╭─ Data shown

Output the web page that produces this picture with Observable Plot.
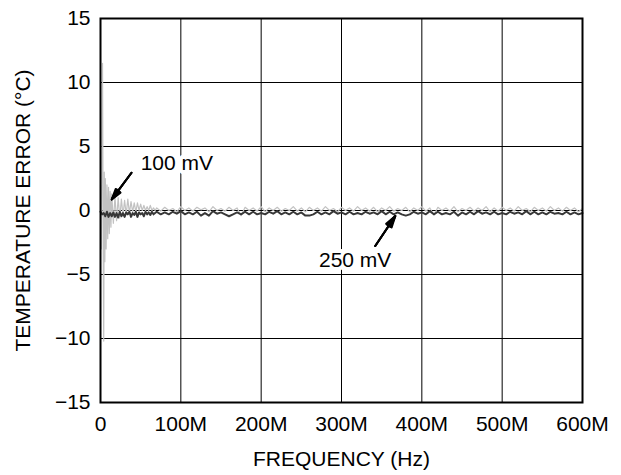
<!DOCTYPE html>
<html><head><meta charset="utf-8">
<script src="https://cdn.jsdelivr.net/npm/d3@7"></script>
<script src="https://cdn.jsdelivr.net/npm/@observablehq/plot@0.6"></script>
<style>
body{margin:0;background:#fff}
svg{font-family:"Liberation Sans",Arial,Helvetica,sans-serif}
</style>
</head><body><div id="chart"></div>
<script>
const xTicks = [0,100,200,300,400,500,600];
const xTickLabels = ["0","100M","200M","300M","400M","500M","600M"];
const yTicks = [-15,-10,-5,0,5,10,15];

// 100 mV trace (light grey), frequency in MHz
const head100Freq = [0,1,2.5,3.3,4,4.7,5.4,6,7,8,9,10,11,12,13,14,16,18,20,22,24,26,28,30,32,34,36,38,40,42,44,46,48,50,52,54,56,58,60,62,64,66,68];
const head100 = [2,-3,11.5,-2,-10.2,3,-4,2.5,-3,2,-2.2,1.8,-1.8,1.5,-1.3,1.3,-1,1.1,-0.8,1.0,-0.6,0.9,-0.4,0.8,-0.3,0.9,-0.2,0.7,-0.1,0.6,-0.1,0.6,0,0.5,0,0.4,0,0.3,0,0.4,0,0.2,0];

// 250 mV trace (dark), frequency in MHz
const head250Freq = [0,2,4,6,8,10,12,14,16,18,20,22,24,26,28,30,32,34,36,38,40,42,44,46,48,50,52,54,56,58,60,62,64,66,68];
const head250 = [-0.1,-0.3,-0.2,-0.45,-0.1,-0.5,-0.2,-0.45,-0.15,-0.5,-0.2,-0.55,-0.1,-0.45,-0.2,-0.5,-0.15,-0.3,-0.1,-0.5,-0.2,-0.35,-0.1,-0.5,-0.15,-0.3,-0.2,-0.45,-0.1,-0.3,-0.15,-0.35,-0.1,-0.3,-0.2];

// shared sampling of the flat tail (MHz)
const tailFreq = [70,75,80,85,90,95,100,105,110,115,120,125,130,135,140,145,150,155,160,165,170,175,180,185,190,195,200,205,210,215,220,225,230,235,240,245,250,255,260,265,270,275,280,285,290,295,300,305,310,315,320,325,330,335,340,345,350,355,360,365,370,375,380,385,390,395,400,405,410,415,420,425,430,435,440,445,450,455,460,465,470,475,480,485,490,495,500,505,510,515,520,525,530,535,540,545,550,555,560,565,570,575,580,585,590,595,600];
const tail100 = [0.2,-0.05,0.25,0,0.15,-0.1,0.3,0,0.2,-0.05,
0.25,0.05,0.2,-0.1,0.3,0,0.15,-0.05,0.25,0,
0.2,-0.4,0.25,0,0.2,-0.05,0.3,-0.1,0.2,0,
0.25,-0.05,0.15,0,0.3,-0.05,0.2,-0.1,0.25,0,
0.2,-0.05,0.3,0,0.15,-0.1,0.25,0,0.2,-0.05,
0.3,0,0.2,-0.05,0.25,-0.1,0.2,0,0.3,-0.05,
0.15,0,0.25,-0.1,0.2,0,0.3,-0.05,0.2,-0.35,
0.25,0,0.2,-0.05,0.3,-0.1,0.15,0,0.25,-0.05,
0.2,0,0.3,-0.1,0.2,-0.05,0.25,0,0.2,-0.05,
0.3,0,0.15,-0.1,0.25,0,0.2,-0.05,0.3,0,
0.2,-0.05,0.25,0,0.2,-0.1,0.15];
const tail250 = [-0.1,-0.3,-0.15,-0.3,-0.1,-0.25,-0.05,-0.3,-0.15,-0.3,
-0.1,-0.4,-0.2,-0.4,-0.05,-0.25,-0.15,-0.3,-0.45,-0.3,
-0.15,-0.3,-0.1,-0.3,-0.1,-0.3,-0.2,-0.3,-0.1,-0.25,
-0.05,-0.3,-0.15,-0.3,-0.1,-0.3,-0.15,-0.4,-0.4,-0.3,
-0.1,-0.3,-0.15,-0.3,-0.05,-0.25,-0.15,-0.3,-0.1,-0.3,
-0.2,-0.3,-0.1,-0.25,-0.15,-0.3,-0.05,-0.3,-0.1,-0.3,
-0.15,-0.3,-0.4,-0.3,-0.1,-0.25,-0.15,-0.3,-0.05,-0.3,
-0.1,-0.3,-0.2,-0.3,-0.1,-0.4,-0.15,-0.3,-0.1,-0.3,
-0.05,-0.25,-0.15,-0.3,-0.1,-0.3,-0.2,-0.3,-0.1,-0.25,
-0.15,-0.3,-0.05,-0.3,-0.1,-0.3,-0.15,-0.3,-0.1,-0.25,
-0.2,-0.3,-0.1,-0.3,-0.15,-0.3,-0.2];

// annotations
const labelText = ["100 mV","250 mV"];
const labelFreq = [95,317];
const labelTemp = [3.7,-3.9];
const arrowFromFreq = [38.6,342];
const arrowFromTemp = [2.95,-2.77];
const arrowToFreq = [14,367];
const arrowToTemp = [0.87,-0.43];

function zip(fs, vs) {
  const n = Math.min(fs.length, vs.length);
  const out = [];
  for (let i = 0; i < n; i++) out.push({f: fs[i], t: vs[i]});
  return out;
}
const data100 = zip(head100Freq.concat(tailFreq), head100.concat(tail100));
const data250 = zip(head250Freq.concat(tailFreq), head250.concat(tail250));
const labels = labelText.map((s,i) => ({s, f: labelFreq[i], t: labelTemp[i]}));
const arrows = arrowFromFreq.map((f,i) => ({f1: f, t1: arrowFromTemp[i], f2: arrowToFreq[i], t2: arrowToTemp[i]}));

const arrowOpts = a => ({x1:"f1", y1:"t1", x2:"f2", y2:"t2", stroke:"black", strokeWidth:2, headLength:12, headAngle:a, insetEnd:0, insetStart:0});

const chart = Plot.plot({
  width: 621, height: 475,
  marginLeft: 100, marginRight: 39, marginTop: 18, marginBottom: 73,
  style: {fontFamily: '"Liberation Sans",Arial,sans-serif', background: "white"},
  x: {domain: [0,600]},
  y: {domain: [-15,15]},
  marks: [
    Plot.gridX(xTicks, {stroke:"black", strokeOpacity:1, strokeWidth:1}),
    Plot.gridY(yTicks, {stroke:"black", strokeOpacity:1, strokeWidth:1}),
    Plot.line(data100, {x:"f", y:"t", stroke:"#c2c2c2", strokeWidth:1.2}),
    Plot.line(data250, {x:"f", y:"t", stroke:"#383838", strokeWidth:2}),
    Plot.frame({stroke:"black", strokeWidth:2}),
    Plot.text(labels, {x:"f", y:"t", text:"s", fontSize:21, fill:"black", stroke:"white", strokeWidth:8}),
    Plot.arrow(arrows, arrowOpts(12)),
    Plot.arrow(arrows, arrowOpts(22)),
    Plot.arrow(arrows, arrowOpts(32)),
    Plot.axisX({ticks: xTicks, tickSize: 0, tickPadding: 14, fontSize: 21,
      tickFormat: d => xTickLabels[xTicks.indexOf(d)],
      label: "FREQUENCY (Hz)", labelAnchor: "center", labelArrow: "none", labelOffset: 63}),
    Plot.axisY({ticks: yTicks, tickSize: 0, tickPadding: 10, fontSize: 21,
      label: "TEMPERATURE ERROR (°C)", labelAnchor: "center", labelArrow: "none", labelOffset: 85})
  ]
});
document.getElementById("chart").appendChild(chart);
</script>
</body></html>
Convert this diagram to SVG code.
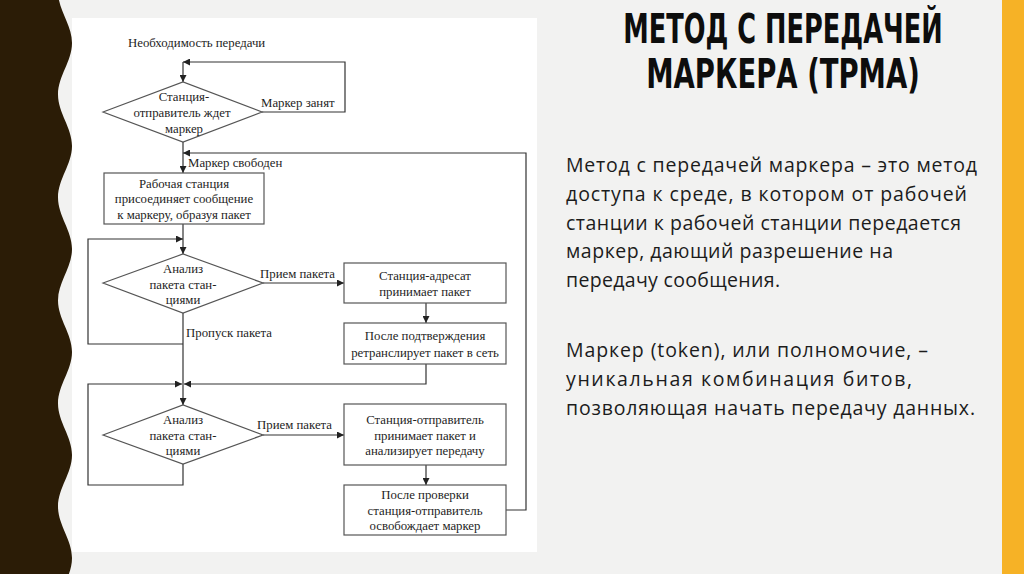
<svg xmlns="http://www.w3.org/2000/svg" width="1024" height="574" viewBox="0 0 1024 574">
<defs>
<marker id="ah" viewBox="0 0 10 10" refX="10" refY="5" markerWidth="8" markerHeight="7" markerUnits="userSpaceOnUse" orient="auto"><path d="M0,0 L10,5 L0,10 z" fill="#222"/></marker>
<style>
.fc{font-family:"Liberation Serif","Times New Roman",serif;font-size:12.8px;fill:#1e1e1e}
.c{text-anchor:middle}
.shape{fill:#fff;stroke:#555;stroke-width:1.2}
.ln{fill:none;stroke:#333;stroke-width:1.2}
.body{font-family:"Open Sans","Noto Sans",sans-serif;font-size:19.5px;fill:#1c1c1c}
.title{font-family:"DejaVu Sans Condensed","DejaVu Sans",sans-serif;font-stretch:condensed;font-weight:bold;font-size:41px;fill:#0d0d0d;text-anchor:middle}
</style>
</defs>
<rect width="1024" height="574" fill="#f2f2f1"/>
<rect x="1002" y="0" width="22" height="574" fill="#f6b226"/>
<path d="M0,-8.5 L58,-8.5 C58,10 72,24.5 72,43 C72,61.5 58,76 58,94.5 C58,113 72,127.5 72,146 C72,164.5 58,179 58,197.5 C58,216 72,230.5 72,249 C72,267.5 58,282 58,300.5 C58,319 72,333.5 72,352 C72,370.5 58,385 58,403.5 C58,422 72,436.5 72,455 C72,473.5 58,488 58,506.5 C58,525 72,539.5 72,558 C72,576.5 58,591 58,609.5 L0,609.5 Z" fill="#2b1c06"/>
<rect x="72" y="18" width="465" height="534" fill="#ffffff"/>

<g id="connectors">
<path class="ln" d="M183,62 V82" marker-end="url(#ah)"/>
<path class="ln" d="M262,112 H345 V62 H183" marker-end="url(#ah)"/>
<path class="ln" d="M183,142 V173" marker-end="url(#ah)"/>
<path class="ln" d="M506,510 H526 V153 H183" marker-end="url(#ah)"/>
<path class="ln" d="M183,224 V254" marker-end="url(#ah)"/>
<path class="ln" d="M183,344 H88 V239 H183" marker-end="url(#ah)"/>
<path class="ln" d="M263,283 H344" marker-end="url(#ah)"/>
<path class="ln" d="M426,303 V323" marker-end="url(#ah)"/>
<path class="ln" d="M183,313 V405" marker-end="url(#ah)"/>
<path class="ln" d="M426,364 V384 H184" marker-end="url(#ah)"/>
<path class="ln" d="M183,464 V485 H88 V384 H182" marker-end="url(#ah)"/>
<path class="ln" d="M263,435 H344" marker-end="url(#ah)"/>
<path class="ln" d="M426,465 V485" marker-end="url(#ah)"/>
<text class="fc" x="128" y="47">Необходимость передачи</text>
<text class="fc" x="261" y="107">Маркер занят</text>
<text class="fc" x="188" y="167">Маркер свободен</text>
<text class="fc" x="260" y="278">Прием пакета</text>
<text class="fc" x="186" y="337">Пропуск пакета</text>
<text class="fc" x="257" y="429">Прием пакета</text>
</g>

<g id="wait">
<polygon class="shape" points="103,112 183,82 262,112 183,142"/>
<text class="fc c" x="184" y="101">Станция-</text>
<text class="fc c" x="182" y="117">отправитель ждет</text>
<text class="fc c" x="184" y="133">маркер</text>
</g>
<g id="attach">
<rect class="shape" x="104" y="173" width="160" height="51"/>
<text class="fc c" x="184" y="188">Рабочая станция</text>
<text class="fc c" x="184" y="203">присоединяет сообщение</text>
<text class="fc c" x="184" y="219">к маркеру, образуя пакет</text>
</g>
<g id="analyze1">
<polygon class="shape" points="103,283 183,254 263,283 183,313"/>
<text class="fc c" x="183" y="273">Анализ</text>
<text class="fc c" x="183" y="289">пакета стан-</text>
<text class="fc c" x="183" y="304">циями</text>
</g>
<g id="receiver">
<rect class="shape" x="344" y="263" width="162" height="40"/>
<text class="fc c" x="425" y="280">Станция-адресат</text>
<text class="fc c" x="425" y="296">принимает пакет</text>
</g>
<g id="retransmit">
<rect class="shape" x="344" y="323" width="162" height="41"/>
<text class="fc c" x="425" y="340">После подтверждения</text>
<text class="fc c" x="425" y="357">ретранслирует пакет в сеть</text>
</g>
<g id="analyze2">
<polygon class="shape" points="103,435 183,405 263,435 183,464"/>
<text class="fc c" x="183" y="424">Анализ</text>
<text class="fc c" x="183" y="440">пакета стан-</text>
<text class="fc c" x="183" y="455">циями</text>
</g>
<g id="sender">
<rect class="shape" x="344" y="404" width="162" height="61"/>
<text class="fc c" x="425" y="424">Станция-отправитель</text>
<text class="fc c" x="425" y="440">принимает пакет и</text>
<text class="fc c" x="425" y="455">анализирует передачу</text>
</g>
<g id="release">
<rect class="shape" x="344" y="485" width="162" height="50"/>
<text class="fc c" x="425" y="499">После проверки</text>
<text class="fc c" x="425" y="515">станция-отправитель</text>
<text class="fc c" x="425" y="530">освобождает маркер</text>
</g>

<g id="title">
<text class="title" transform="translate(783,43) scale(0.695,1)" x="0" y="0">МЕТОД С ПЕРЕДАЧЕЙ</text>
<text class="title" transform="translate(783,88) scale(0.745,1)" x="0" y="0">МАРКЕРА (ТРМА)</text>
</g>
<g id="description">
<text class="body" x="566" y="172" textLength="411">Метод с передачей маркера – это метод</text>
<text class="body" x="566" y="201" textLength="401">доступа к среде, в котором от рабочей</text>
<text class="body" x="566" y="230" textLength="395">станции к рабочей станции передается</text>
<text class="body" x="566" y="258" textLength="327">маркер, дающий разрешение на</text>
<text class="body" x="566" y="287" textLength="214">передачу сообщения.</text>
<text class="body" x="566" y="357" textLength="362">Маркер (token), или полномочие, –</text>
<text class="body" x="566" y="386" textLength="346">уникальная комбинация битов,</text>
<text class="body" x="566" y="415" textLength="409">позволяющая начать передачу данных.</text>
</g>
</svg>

╰─
╭─ Data shown

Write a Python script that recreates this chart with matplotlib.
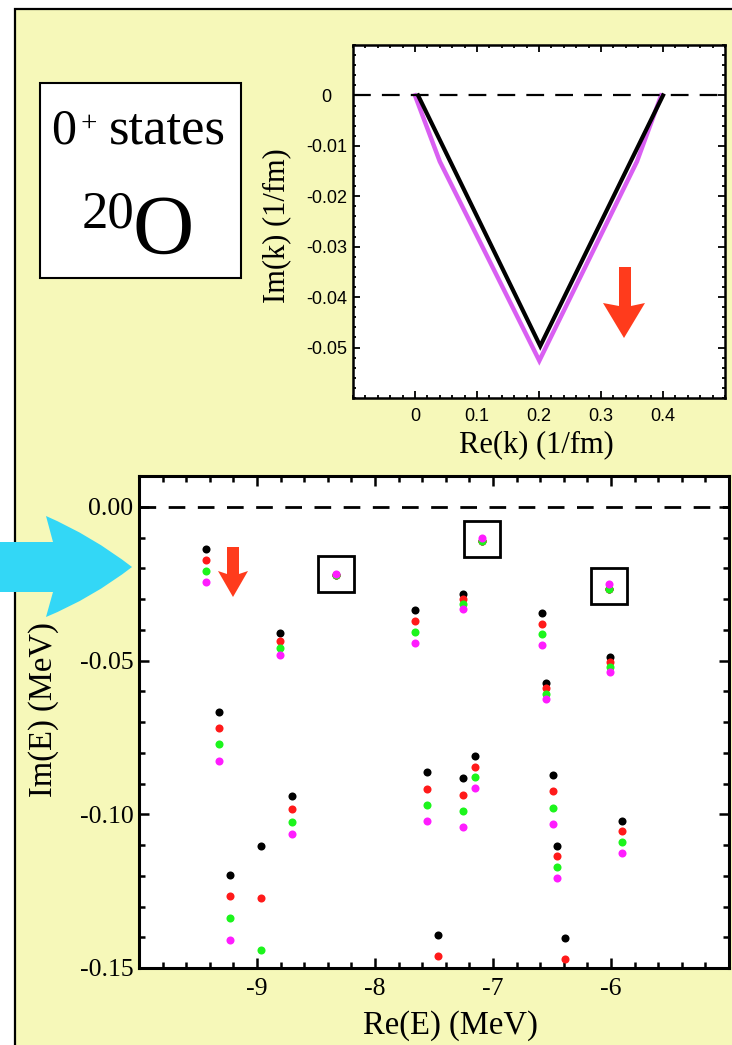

╰─

What you should do
Track down all lines above with the string "chart" and copy them.

Result of this task
</head><body><div id="chart"></div>
const chart = Plot.plot({
document.getElementById("chart").appendChild(chart);
Write a Python script that recreates this chart with matplotlib.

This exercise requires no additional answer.